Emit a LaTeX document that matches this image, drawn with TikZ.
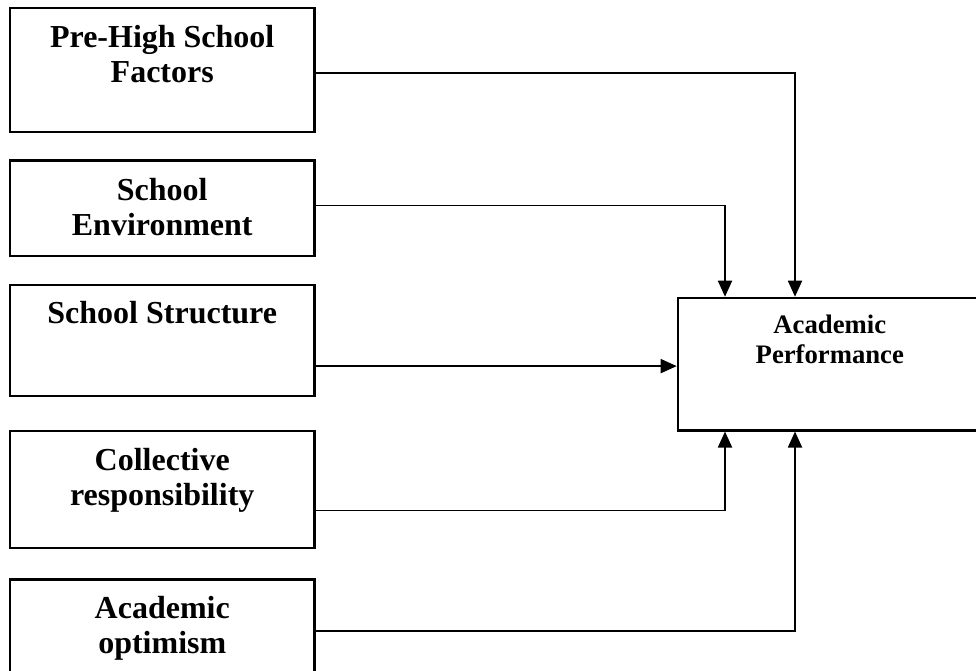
\documentclass[tikz,border=0pt]{standalone}
\usepackage{fontspec}
\setmainfont{Liberation Serif}
\usetikzlibrary{arrows.meta,calc}
\begin{document}
\begin{tikzpicture}[x=1pt,y=-1pt,
  box/.style={draw,line width=2.2pt,minimum width=304.3pt,inner sep=0pt,anchor=north west},
  arr/.style={line width=1.8pt,-{Triangle[length=16pt,width=14pt]}},
  lbl/.style={anchor=base,inner sep=0pt,font=\fontsize{32}{35}\selectfont\bfseries},
  lbls/.style={anchor=base,inner sep=0pt,font=\fontsize{26.7}{30}\selectfont\bfseries}]
\useasboundingbox (0,0) rectangle (976,670);
\clip (0,0) rectangle (976,670);
\node[box,minimum height=124.3pt] (b1) at (9,6.7) {};
\node[box,minimum height=95.7pt] (b2) at (9,159.3) {};
\node[box,minimum height=111pt] (b3) at (9,284) {};
\node[box,minimum height=116.7pt] (b4) at (9,430) {};
\node[box,minimum height=106.7pt] (b5) at (9,578.3) {};
\node[box,minimum width=304pt,minimum height=132.6pt] (ap) at (676.7,296.7) {};
\node[lbl] (t1) at ($(b1.north)+(0,40.3)$) {\begin{tabular}[t]{@{}c@{}}Pre-High School\\Factors\end{tabular}};
\node[lbl] (t2) at ($(b2.north)+(0,40.7)$) {\begin{tabular}[t]{@{}c@{}}School\\Environment\end{tabular}};
\node[lbl] (t3) at ($(b3.north)+(0,39.5)$) {\begin{tabular}[t]{@{}c@{}}School Structure\end{tabular}};
\node[lbl] (t4) at ($(b4.north)+(0,40)$) {\begin{tabular}[t]{@{}c@{}}Collective\\responsibility\end{tabular}};
\node[lbl] (t5) at ($(b5.north)+(0,40)$) {\begin{tabular}[t]{@{}c@{}}Academic\\optimism\end{tabular}};
\node[lbls] (t6) at ($(ap.north)+(0,36.6)$) {\begin{tabular}[t]{@{}c@{}}Academic\\Performance\end{tabular}};
\draw[arr] ([yshift=-2.85pt]b1.east) -| ([xshift=118.3pt]ap.north west);
\draw[arr] ([yshift=2.85pt]b2.east) -| ([xshift=48.3pt]ap.north west);
\coordinate (s3) at ([yshift=-25.5pt]b3.east);
\draw[arr] (s3) -- (s3 -| ap.west);
\draw[arr] ([yshift=-21pt]b4.east) -| ([xshift=48.3pt]ap.south west);
\draw[arr] ([yshift=2.15pt]b5.east) -| ([xshift=118.3pt]ap.south west);
\end{tikzpicture}
\end{document}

## Stated task
Retype the data above exactly; pictures are not part of the copy.

## Solved exercise
Emit a LaTeX document that matches this image, drawn with TikZ.
\documentclass[tikz,border=0pt]{standalone}
\usepackage{fontspec}
\setmainfont{Liberation Serif}
\usetikzlibrary{arrows.meta,calc}
\begin{document}
\begin{tikzpicture}[x=1pt,y=-1pt,
  box/.style={draw,line width=2.2pt,minimum width=304.3pt,inner sep=0pt,anchor=north west},
  arr/.style={line width=1.8pt,-{Triangle[length=16pt,width=14pt]}},
  lbl/.style={anchor=base,inner sep=0pt,font=\fontsize{32}{35}\selectfont\bfseries},
  lbls/.style={anchor=base,inner sep=0pt,font=\fontsize{26.7}{30}\selectfont\bfseries}]
\useasboundingbox (0,0) rectangle (976,670);
\clip (0,0) rectangle (976,670);
\node[box,minimum height=124.3pt] (b1) at (9,6.7) {};
\node[box,minimum height=95.7pt] (b2) at (9,159.3) {};
\node[box,minimum height=111pt] (b3) at (9,284) {};
\node[box,minimum height=116.7pt] (b4) at (9,430) {};
\node[box,minimum height=106.7pt] (b5) at (9,578.3) {};
\node[box,minimum width=304pt,minimum height=132.6pt] (ap) at (676.7,296.7) {};
\node[lbl] (t1) at ($(b1.north)+(0,40.3)$) {\begin{tabular}[t]{@{}c@{}}Pre-High School\\Factors\end{tabular}};
\node[lbl] (t2) at ($(b2.north)+(0,40.7)$) {\begin{tabular}[t]{@{}c@{}}School\\Environment\end{tabular}};
\node[lbl] (t3) at ($(b3.north)+(0,39.5)$) {\begin{tabular}[t]{@{}c@{}}School Structure\end{tabular}};
\node[lbl] (t4) at ($(b4.north)+(0,40)$) {\begin{tabular}[t]{@{}c@{}}Collective\\responsibility\end{tabular}};
\node[lbl] (t5) at ($(b5.north)+(0,40)$) {\begin{tabular}[t]{@{}c@{}}Academic\\optimism\end{tabular}};
\node[lbls] (t6) at ($(ap.north)+(0,36.6)$) {\begin{tabular}[t]{@{}c@{}}Academic\\Performance\end{tabular}};
\draw[arr] ([yshift=-2.85pt]b1.east) -| ([xshift=118.3pt]ap.north west);
\draw[arr] ([yshift=2.85pt]b2.east) -| ([xshift=48.3pt]ap.north west);
\coordinate (s3) at ([yshift=-25.5pt]b3.east);
\draw[arr] (s3) -- (s3 -| ap.west);
\draw[arr] ([yshift=-21pt]b4.east) -| ([xshift=48.3pt]ap.south west);
\draw[arr] ([yshift=2.15pt]b5.east) -| ([xshift=118.3pt]ap.south west);
\end{tikzpicture}
\end{document}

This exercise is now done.